Ornamental Onion

Covert art for Ornamental Onion's new album, "Secret Snow." (Courtesy/Matt Lisle)

Ornamental Onion, a band made up of members from other Athens groups like The Eskimos, VG Minus and Fairburn Royals, released its debut album “Secret Snow” last month.

What can you expect from the new project? The 8-song album is brief at 29 minutes long, and it sounds like what you’d expect to hear from an Athens-indie rock group: creative production, instrumental features and angsty, sometimes abstract lyrics.

Mufen Man

“You damn kids get off my lawn,” goes the chorus of “Mufen Man,” the first track on the album. The singer describes being “at [their] worst” while driving around in the car and how that’s the only time their child heard them curse. The song, both lyrically and musically, feels angsty and gives off a good bit of energy to kick off the album.

Lipstick on the Mirror

The second track on the album starts with some synth sounds, slowly adding in driving percussion and, eventually, vocals. “Lipstick on the mirror, staring into space, hoping, waiting for a surprise,” the vocalist sings, as the slow but driving song pushes forward. While the lyrics feel almost abstract to me, I really enjoyed this song’s electronic sound and its production as a whole.

Hello World

“Mind if I turn this on? Cause I’m gonna be recording every word,” starts the third track on the album, “Hello World.” Throughout the song, the vocalist is trying to get to know the subject by asking about their childhood home, their favorite song and even their darkest thoughts. These inquiries are broken up by the chorus, “Hello world, hello world, hello love.” The song reminds me of the moments when you’re first starting to fall for someone and how you want to know everything about them. This paired with the track’s edgier sound, however, makes me wonder if something more sinister is at play here.

I Dropped It

“I Dropped It,” becomes something out of nothing as it fades into a groovy, percussion-driven track. At 2:30, it changes pace with some audio effects and a guitar feature exploring the higher ranges of the instrument. The band plays around a lot with dynamics, tempo and electronic sounds in this instrumental track.

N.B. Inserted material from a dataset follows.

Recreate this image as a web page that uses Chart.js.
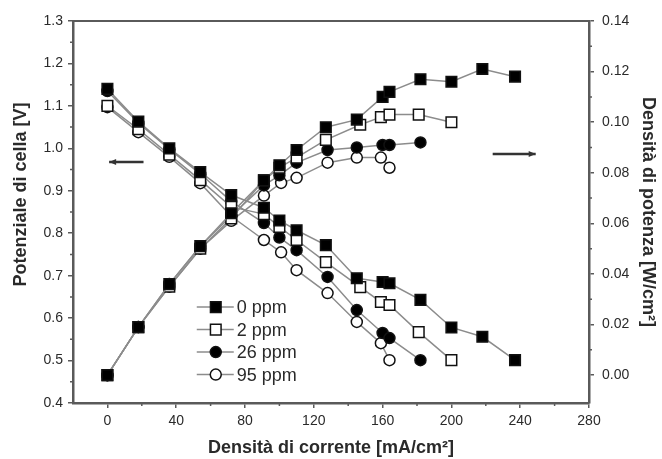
<!DOCTYPE html>
<html>
<head>
<meta charset="utf-8">
<script src="https://cdn.jsdelivr.net/npm/chart.js@4.4.0/dist/chart.umd.min.js"></script>
<style>
html, body { margin: 0; padding: 0; background: #fff; }
#wrap { width: 662px; height: 459px; }
</style>
</head>
<body>
<div id="wrap"><canvas id="fuelcell"></canvas></div>
<script>
// current density [mA/cm2], cell voltage [V], power density [W/cm2]
const j0 = [0, 18, 36, 54, 72, 91, 100, 110, 127, 145, 160, 164, 182, 200, 218, 237];
const v0 = [1.14, 1.063, 1.0, 0.944, 0.89, 0.86, 0.83, 0.807, 0.772, 0.694, 0.685, 0.682, 0.643, 0.578, 0.556, 0.501];
const p0 = [0.000, 0.019, 0.036, 0.051, 0.064, 0.077, 0.083, 0.089, 0.098, 0.101, 0.110, 0.112, 0.117, 0.116, 0.121, 0.118];

const j2 = [0, 18, 36, 54, 72, 91, 100, 110, 127, 147, 159, 164, 181, 200];
const v2 = [1.10, 1.045, 0.985, 0.925, 0.862, 0.845, 0.815, 0.784, 0.732, 0.673, 0.638, 0.631, 0.567, 0.501];
const p2 = [0.000, 0.019, 0.035, 0.050, 0.062, 0.077, 0.082, 0.086, 0.093, 0.099, 0.102, 0.103, 0.103, 0.100];

const j26 = [0, 18, 36, 54, 72, 91, 100, 110, 128, 145, 160, 164, 182];
const v26 = [1.135, 1.06, 0.998, 0.94, 0.875, 0.824, 0.79, 0.76, 0.697, 0.619, 0.565, 0.553, 0.501];
const p26 = [0.000, 0.019, 0.036, 0.051, 0.063, 0.075, 0.079, 0.084, 0.089, 0.090, 0.091, 0.091, 0.092];

const j95 = [0, 18, 36, 54, 72, 91, 101, 110, 128, 145, 159, 164];
const v95 = [1.097, 1.038, 0.98, 0.918, 0.84, 0.784, 0.755, 0.713, 0.659, 0.591, 0.541, 0.501];
const p95 = [0.000, 0.019, 0.035, 0.050, 0.061, 0.071, 0.076, 0.078, 0.084, 0.086, 0.086, 0.082];

const seriesLabels = ['0 ppm', '2 ppm', '26 ppm', '95 ppm'];
const xTicks = [0, 40, 80, 120, 160, 200, 240, 280];
const vTicks = [0.4, 0.5, 0.6, 0.7, 0.8, 0.9, 1.0, 1.1, 1.2, 1.3];
const pTicks = [0.00, 0.02, 0.04, 0.06, 0.08, 0.10, 0.12, 0.14];

const FONT = 'Liberation Sans, Arial, sans-serif';
const AXIS = '#5a5a5a';
const INK = '#2a2a2a';

const markers = [
    { pointStyle: 'rect', fill: '#000', r: 7.5 },
    { pointStyle: 'rect', fill: '#fff', r: 7.5 },
    { pointStyle: 'circle', fill: '#000', r: 5.5 },
    { pointStyle: 'circle', fill: '#fff', r: 5.5 },
];

function makeSet(i, xs, ys, axis) {
    const m = markers[i];
    return {
        label: seriesLabels[i],
        data: xs.map((x, k) => ({ x: x, y: ys[k] })),
        yAxisID: axis,
        borderColor: '#8c8c8c',
        borderWidth: 1.5,
        tension: 0,
        pointStyle: m.pointStyle,
        pointRadius: m.r,
        pointHoverRadius: m.r,
        pointBackgroundColor: m.fill,
        pointBorderColor: '#111',
        pointBorderWidth: 1.5
    };
}

const currents = [j0, j2, j26, j95];
const volts = [v0, v2, v26, v95];
const powers = [p0, p2, p26, p95];

const datasets = [];
for (let i = 0; i < 4; i++) {
    datasets.push(makeSet(i, currents[i], volts[i], 'y'));
    datasets.push(makeSet(i, currents[i], powers[i], 'y2'));
}

function fixTicks(values) {
    return scale => { scale.ticks = values.map(v => ({ value: v })); };
}

function drawArrow(ctx, x1, y, x2) {
    const dir = Math.sign(x2 - x1);
    ctx.beginPath();
    ctx.moveTo(x1, y);
    ctx.lineTo(x2, y);
    ctx.stroke();
    ctx.beginPath();
    ctx.moveTo(x2, y);
    ctx.lineTo(x2 - dir * 7, y - 3);
    ctx.lineTo(x2 - dir * 7, y + 3);
    ctx.closePath();
    ctx.fill();
}

const extras = {
    id: 'extras',
    afterDraw(chart) {
        const { ctx, chartArea: a, scales } = chart;
        const xs = scales.x, ys = scales.y, ps = scales.y2;
        ctx.save();
        // top frame line
        ctx.strokeStyle = AXIS;
        ctx.lineWidth = 2;
        ctx.beginPath();
        ctx.moveTo(a.left, a.top);
        ctx.lineTo(a.right, a.top);
        ctx.stroke();

        // minor ticks
        ctx.lineWidth = 1.5;
        ctx.beginPath();
        for (let v = 20; v < 280; v += 40) {
            const px = xs.getPixelForValue(v);
            ctx.moveTo(px, a.bottom); ctx.lineTo(px, a.bottom + 3);
        }
        for (let v = 0.45; v < 1.3; v += 0.1) {
            const py = ys.getPixelForValue(v);
            ctx.moveTo(a.left, py); ctx.lineTo(a.left - 3, py);
        }
        for (let v = 0.01; v < 0.14; v += 0.02) {
            const py = ps.getPixelForValue(v);
            ctx.moveTo(a.right, py); ctx.lineTo(a.right + 3, py);
        }
        ctx.stroke();

        // direction arrows
        ctx.strokeStyle = '#333';
        ctx.fillStyle = '#333';
        ctx.lineWidth = 2.5;
        drawArrow(ctx, xs.getPixelForValue(21), ys.getPixelForValue(0.968), xs.getPixelForValue(1));
        drawArrow(ctx, xs.getPixelForValue(224), ps.getPixelForValue(0.0874), xs.getPixelForValue(249));

        // legend inside the plot
        const lx = xs.getPixelForValue(63);
        let ly = ys.getPixelForValue(0.626);
        ctx.font = '18px ' + FONT;
        ctx.textBaseline = 'middle';
        for (let i = 0; i < 4; i++) {
            const m = markers[i];
            ctx.strokeStyle = '#8c8c8c';
            ctx.lineWidth = 1.5;
            ctx.beginPath();
            ctx.moveTo(lx - 19, ly); ctx.lineTo(lx + 18, ly);
            ctx.stroke();
            ctx.fillStyle = m.fill;
            ctx.strokeStyle = '#111';
            Chart.helpers.drawPoint(ctx, { pointStyle: m.pointStyle, radius: m.r, borderWidth: 1.5, rotation: 0 }, lx, ly);
            ctx.fillStyle = INK;
            ctx.fillText(seriesLabels[i], lx + 21, ly + 1);
            ly += 22.5;
        }
        ctx.restore();
    }
};

const ctx = document.getElementById('fuelcell').getContext('2d');
new Chart(ctx, {
    type: 'line',
    data: { datasets: datasets },
    options: {
        responsive: true,
        maintainAspectRatio: false,
        animation: false,
        layout: { padding: { top: 21, left: 0, right: 0, bottom: 0 } },
        plugins: {
            legend: { display: false },
            tooltip: { enabled: false }
        },
        scales: {
            x: {
                type: 'linear',
                min: -20,
                max: 280,
                afterBuildTicks: fixTicks(xTicks),
                afterFit: s => { s.height = 56; },
                grid: { drawOnChartArea: false, tickLength: 5, color: AXIS, lineWidth: 1.5 },
                border: { color: AXIS, width: 2.5 },
                ticks: { color: INK, font: { family: FONT, size: 14 }, padding: 5, autoSkip: false, maxRotation: 0 },
                title: {
                    display: true,
                    text: 'Densità di corrente [mA/cm²]',
                    color: INK,
                    font: { family: FONT, size: 18, weight: 'bold', lineHeight: 1 },
                    padding: { top: 0, bottom: 2 }
                }
            },
            y: {
                position: 'left',
                min: 0.4,
                max: 1.3,
                afterBuildTicks: fixTicks(vTicks),
                afterFit: s => { s.width = 73; },
                grid: { drawOnChartArea: false, tickLength: 5, color: AXIS, lineWidth: 1.5 },
                border: { color: AXIS, width: 2.5 },
                ticks: { color: INK, font: { family: FONT, size: 14 }, padding: 5, callback: v => v.toFixed(1) },
                title: {
                    display: true,
                    // leading spaces lift the title like in the original figure
                    text: '       Potenziale di cella [V]',
                    color: INK,
                    font: { family: FONT, size: 18, weight: 'bold', lineHeight: 1 },
                    padding: { top: 12, bottom: 0 }
                }
            },
            y2: {
                position: 'right',
                min: -0.011,
                max: 0.14,
                afterBuildTicks: fixTicks(pTicks),
                afterFit: s => { s.width = 73; },
                grid: { drawOnChartArea: false, tickLength: 5, color: AXIS, lineWidth: 1.5 },
                border: { color: AXIS, width: 2.5 },
                ticks: { color: INK, font: { family: FONT, size: 14 }, padding: 8, callback: v => v.toFixed(2) },
                title: {
                    display: true,
                    text: 'Densità di potenza [W/cm²]',
                    color: INK,
                    font: { family: FONT, size: 18, weight: 'bold', lineHeight: 1 },
                    padding: { top: 5, bottom: 0 }
                }
            }
        }
    },
    plugins: [extras]
});
</script>
</body>
</html>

The fifth track does a 180 turn from the instrumental track just before. The song has a more playful sound than others on the album, but the lyrics continue to explore some serious topics. The vocalist sings to the subject about their band and how their life is going, apparently obtaining most of their insights through newspaper stories and interviews. The lyrics “Read about your band in your latest interview, I’m a bit possessive of you,” make me think about a crazed fan or maybe an obsessed ex-friend or ex-lover.

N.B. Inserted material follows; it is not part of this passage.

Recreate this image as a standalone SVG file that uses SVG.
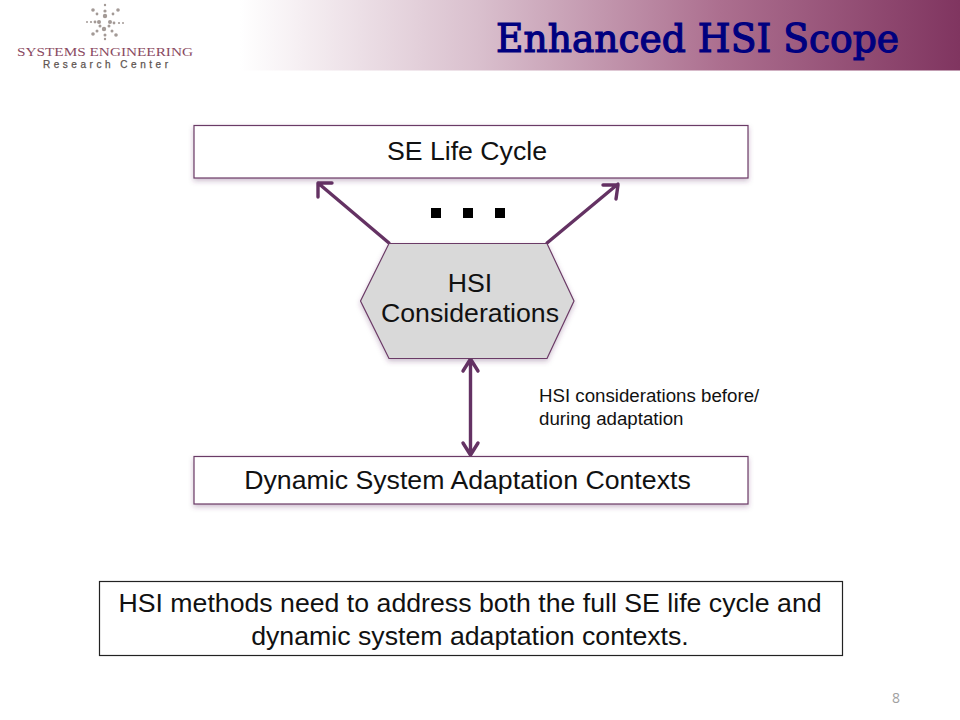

Snow in the Capital District

This song starts with some harmonizing vocals and then, out of nowhere, a booming synth and electronic beat. “The secret snow that falls in my hand muffles the noise from the street,” sings the vocalist in the track that contains the album’s namesake. The vocalist sings about how the snow allows them to hear the footsteps of the subject and then about how “everyone is losing their minds,” because of the snow in the capital district.


This song has a nostalgic pop-rock feel, reminiscent of The Beatles. It starts out with the vocalist singing “Never as quite as good as you might think it’s gonna be,” with “think it’s gonna be” echoed by additional vocalists. The song has a pretty feel-good sound to it, which shows the album’s evolution from singing about kicking kids off the front lawn to now, where the singer sings “Everywhere I go I make it just a little warmer.”

Grown Some Legs

“Grown Some Legs,” is calm and methodical as it brings the album to a close. The lyrics describe the subject of growing legs, hands and essentially growing up. The ending section of the song indulges listeners in a breathtaking string feature, which fades out to the somewhat muted voices of what sounds like a children’s choir. As an indie-folk lover, the calm feel and string features on this song make it my favorite on the album.